The exhibition was the first stage of a project with a creative and participatory ethos at the core, and is aimed at cultivating a wider inclusive discussion about how renewable energy industries are understood and received by local communities with a fossil fuel industrial heritage in the north-east of England. Challenges for these communities include future socio-economic and health well-being, local environmental concerns, and evolving identity given the arrival of new low carbon technologies and industries in their midst (e.g., wind turbines, sea cables, battery gigaplant, biomass power plant, geothermal, carbon capture technologies). We examine how the fossil-free future is imagined by local actors and imbricated in the (re)making of subjects, places, and conditions of life.

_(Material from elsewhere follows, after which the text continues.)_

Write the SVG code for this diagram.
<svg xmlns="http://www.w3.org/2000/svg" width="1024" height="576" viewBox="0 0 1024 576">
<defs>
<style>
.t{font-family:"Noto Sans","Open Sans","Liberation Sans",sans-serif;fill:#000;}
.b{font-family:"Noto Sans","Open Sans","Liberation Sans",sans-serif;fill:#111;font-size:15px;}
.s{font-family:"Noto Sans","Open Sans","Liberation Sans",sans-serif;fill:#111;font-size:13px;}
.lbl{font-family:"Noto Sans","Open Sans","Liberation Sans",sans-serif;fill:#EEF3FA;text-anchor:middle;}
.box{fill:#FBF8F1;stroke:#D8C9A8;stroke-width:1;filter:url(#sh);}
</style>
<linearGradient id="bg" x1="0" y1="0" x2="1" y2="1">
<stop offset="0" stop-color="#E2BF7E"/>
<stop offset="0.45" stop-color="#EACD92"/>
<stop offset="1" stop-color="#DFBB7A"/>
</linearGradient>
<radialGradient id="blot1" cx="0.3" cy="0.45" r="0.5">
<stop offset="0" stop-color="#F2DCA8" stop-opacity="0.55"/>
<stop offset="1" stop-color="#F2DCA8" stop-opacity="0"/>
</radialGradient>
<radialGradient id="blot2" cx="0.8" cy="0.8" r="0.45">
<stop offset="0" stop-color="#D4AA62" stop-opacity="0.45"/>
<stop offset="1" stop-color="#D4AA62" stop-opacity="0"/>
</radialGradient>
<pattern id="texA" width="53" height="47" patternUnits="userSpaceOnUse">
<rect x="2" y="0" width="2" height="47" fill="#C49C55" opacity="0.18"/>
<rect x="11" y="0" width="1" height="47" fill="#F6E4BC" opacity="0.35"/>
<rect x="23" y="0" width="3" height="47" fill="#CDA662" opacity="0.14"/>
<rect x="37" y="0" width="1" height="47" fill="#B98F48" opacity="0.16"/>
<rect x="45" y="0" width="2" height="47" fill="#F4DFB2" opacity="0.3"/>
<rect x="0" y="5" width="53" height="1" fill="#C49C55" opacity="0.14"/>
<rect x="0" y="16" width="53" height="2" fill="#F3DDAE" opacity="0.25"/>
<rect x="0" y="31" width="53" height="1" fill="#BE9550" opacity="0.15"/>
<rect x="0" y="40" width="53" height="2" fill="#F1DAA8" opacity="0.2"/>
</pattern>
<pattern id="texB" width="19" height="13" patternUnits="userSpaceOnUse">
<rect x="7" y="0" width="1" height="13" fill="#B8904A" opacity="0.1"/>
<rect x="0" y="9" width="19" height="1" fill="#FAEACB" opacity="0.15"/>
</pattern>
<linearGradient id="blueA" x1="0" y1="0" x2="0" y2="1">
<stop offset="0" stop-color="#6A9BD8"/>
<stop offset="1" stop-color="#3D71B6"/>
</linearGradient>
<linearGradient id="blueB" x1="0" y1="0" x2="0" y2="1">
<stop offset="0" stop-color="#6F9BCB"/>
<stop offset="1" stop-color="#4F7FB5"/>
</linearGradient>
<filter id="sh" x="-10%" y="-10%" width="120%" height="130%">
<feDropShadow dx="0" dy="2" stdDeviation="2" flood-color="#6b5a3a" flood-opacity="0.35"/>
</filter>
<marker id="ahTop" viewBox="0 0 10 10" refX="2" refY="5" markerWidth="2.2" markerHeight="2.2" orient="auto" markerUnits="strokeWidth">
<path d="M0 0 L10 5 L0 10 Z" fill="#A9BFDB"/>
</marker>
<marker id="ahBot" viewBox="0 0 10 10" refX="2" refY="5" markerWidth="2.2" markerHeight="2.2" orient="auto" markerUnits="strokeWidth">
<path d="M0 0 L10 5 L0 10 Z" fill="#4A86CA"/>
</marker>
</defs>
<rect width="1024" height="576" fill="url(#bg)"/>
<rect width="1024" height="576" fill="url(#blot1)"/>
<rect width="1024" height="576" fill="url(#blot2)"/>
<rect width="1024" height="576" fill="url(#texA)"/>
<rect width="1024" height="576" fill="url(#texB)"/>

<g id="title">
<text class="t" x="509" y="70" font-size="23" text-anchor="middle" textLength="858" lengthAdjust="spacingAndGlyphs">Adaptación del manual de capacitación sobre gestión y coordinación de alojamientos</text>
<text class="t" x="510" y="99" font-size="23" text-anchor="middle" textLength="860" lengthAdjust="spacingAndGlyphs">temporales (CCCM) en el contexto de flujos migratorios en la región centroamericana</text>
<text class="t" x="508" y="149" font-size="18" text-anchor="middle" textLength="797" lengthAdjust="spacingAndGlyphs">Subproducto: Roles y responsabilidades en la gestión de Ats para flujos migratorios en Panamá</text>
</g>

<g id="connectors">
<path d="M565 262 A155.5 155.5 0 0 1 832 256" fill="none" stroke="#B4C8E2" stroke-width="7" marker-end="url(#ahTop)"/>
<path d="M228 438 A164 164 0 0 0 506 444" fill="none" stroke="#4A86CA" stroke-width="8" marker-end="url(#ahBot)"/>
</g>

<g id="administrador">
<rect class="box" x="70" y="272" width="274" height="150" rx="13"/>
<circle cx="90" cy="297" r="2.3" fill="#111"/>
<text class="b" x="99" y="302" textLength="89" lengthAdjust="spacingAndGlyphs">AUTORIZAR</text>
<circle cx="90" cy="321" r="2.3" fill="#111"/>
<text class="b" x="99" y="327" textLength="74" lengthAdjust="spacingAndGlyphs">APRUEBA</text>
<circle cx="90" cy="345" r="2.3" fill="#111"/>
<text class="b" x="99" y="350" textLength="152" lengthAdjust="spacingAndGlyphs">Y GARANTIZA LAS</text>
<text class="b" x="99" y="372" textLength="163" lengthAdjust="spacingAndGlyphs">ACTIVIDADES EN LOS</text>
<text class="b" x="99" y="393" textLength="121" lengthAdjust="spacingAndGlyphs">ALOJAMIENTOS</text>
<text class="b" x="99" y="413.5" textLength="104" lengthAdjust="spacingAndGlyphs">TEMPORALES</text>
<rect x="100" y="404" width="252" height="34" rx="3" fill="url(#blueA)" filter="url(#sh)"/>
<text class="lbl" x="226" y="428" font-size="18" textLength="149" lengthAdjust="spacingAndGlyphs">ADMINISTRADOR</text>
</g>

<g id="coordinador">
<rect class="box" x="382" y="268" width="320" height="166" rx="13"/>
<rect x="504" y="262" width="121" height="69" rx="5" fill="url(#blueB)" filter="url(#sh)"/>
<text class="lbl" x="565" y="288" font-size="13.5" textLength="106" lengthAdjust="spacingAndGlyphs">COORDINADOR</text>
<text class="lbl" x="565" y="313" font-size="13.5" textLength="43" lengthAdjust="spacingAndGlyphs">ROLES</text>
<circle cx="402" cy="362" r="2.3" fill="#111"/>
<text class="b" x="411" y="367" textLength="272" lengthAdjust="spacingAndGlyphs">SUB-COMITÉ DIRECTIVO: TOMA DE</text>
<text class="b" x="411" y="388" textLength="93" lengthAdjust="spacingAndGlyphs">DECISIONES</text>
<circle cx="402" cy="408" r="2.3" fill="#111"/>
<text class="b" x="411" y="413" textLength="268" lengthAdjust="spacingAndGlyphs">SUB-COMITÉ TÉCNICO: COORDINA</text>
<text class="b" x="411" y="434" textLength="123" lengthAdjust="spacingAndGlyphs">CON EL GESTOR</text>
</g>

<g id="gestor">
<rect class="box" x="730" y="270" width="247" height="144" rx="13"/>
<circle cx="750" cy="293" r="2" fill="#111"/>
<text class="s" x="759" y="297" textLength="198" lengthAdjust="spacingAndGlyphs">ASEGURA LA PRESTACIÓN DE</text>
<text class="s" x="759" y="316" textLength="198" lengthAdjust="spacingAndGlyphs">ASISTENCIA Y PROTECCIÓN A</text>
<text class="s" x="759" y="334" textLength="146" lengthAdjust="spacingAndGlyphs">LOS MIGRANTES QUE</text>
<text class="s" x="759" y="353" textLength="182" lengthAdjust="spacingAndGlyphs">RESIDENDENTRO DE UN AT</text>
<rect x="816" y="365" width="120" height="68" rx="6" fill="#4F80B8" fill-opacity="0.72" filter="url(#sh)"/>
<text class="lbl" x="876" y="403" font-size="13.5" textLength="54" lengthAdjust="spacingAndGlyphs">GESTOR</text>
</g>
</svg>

Crucially, the creative practice underpins the whole project. We do not view the creative practice as simply communication of research. It is research. Creative practice as research can help people to access and non-verbally express thoughts and feelings, move people to understand and feel place-based experience differently, connect people to institutions in novel ways, better account for more-than-human influence in the making of world(s), and facilitate democratic change through an engaging and empowering participative process. Arts-based research is arguably effective in generating critical and reflexive evaluation of functioning of power, making tacit knowledge available to research, and for speculating about a diversity of futures.

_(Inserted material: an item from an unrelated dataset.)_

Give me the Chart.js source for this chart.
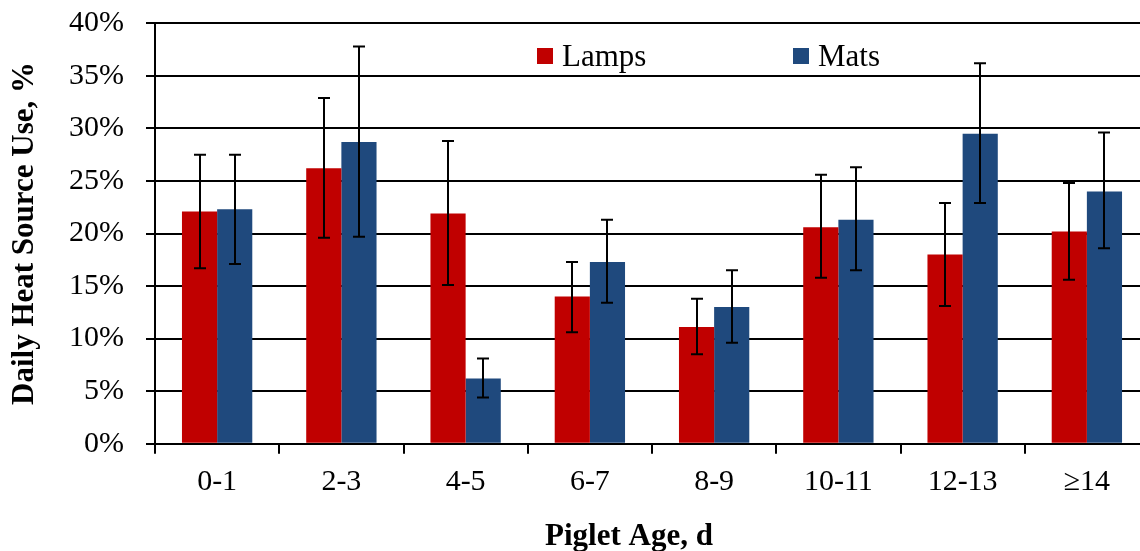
<!DOCTYPE html>
<html>
<head>
<meta charset="utf-8">
<script src="https://cdn.jsdelivr.net/npm/chart.js@4.4.1/dist/chart.umd.min.js"></script>
<style>
  html, body { margin: 0; padding: 0; background: #ffffff; overflow: hidden; width: 1140px; height: 551px; }
  canvas { display: block; }
</style>
</head>
<body>
<canvas id="c" width="1150" height="551"></canvas>
<script>
const categories = ['0-1', '2-3', '4-5', '6-7', '8-9', '10-11', '12-13', '\u226514'];
const lamps     = [22.1, 26.2, 21.9, 14.0, 11.1, 20.6, 18.0, 20.2];
const lampsHigh = [27.5, 32.9, 28.8, 17.3, 13.8, 25.6, 22.9, 24.8];
const lampsLow  = [16.7, 19.6, 15.1, 10.6,  8.5, 15.8, 13.1, 15.6];
const mats      = [22.3, 28.7,  6.2, 17.3, 13.0, 21.3, 29.5, 24.0];
const matsHigh  = [27.5, 37.8,  8.1, 21.3, 16.5, 26.3, 36.2, 29.6];
const matsLow   = [17.1, 19.7,  4.4, 13.4,  9.6, 16.5, 22.9, 18.6];
const yTicks    = [0, 5, 10, 15, 20, 25, 30, 35, 40];
const yTitle = 'Daily Heat Source Use, %';
const xTitle = 'Piglet Age, d';

const SERIF = "'Times New Roman', 'Liberation Serif', serif";
const RED = '#C00000';
const BLUE = '#1F497D';

const errorBars = {
  id: 'errorBars',
  afterDatasetsDraw(chart) {
    const ctx = chart.ctx;
    const y = chart.scales.y;
    const ranges = [[lampsLow, lampsHigh], [matsLow, matsHigh]];
    ctx.save();
    ctx.strokeStyle = '#000';
    ctx.lineWidth = 2;
    chart.data.datasets.forEach((ds, di) => {
      const meta = chart.getDatasetMeta(di);
      meta.data.forEach((bar, i) => {
        const lo = y.getPixelForValue(ranges[di][0][i]);
        const hi = y.getPixelForValue(ranges[di][1][i]);
        const x = Math.round(bar.x);
        ctx.beginPath();
        ctx.moveTo(x, hi); ctx.lineTo(x, lo);
        ctx.moveTo(x - 6, hi); ctx.lineTo(x + 6, hi);
        ctx.moveTo(x - 6, lo); ctx.lineTo(x + 6, lo);
        ctx.stroke();
      });
    });
    ctx.restore();
  }
};

const customText = {
  id: 'customText',
  afterDraw(chart) {
    const ctx = chart.ctx;
    ctx.save();
    ctx.font = '31px ' + SERIF;
    ctx.textBaseline = 'alphabetic';
    ctx.textAlign = 'left';
    const items = [
      { x: 537, label: chart.data.datasets[0].label, color: chart.data.datasets[0].backgroundColor },
      { x: 793, label: chart.data.datasets[1].label, color: chart.data.datasets[1].backgroundColor }
    ];
    items.forEach(it => {
      ctx.fillStyle = it.color;
      ctx.fillRect(it.x, 48, 16, 16);
      ctx.fillStyle = '#000';
      ctx.fillText(it.label, it.x + 25, 65.5);
    });
    ctx.font = 'bold 31px ' + SERIF;
    ctx.textAlign = 'center';
    ctx.fillText(xTitle, 629, 545);
    ctx.restore();
  }
};

new Chart(document.getElementById('c'), {
  type: 'bar',
  data: {
    labels: categories,
    datasets: [
      { label: 'Lamps', data: lamps, backgroundColor: RED, borderWidth: 0, categoryPercentage: 0.566, barPercentage: 1.0 },
      { label: 'Mats', data: mats, backgroundColor: BLUE, borderWidth: 0, categoryPercentage: 0.566, barPercentage: 1.0 }
    ]
  },
  options: {
    responsive: false,
    animation: false,
    devicePixelRatio: 1,
    layout: { padding: { left: 0, right: 1, top: 23.3, bottom: 0 } },
    plugins: {
      legend: { display: false },
      tooltip: { enabled: false },
      title: { display: false }
    },
    scales: {
      x: {
        offset: true,
        grid: { offset: true, drawOnChartArea: false, drawTicks: true, tickLength: 10, color: '#000', lineWidth: 2 },
        border: { display: true, color: '#000', width: 2 },
        ticks: { color: '#000', font: { family: SERIF, size: 30 }, padding: 10, maxRotation: 0, autoSkip: false },
        afterFit(scale) { scale.height = 107.3; scale.paddingLeft = 0; scale.paddingRight = 0; }
      },
      y: {
        min: 0,
        max: 40,
        afterBuildTicks(scale) { scale.ticks = yTicks.map(v => ({ value: v })); },
        grid: { drawOnChartArea: true, drawTicks: true, tickLength: 9, color: '#000', lineWidth: 2 },
        border: { display: true, color: '#000', width: 2 },
        ticks: { color: '#000', font: { family: SERIF, size: 30 }, padding: 22, callback: v => v + '%' },
        title: { display: true, text: yTitle, color: '#000', font: { family: SERIF, size: 31, weight: 'bold' }, padding: { top: 6, bottom: 0 } },
        afterFit(scale) { scale.width = 155; scale.paddingTop = 0; scale.paddingBottom = 0; }
      }
    }
  },
  plugins: [errorBars, customText]
});
</script>
</body>
</html>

Anna Hickey-Moody (2013, 2016), provides multiple excellent examples of how by proceeding with an idea of creativity understood as an iterative compositional process that cuts across objects, bodies, artefacts, tools, thought, and a particular time and place that can produce an ‘affective pedagogy.’ Hickey-Moody (2016) writes, “aesthetics teach us by changing how we feel” (79) and can re-adjust what a person or institution is or is not able to understand, produce and connect to (261). Creativity as research allow us to not only recognise and appreciate change but transform social, cultural, political, material, and spatial conditions of possibility. In so doing, the potential for alternative future(s) ways of knowing ways of life can occur.

Our hope is to continue to learn from the communities and industries we are working with to further nurture this arguably generative and collectivising research approach.   

Dr Clifton Evers is a senior lecturer in cultural studies at Newcastle University. Through participatory and interdisciplinary international research he performs creative practice ethnography with communities and nonhumans about environmental issues, such as polluted leisure, blue spaces, as well as just/inclusive transitions. He is also interested in the intersections of masculinities, sport, and pollution.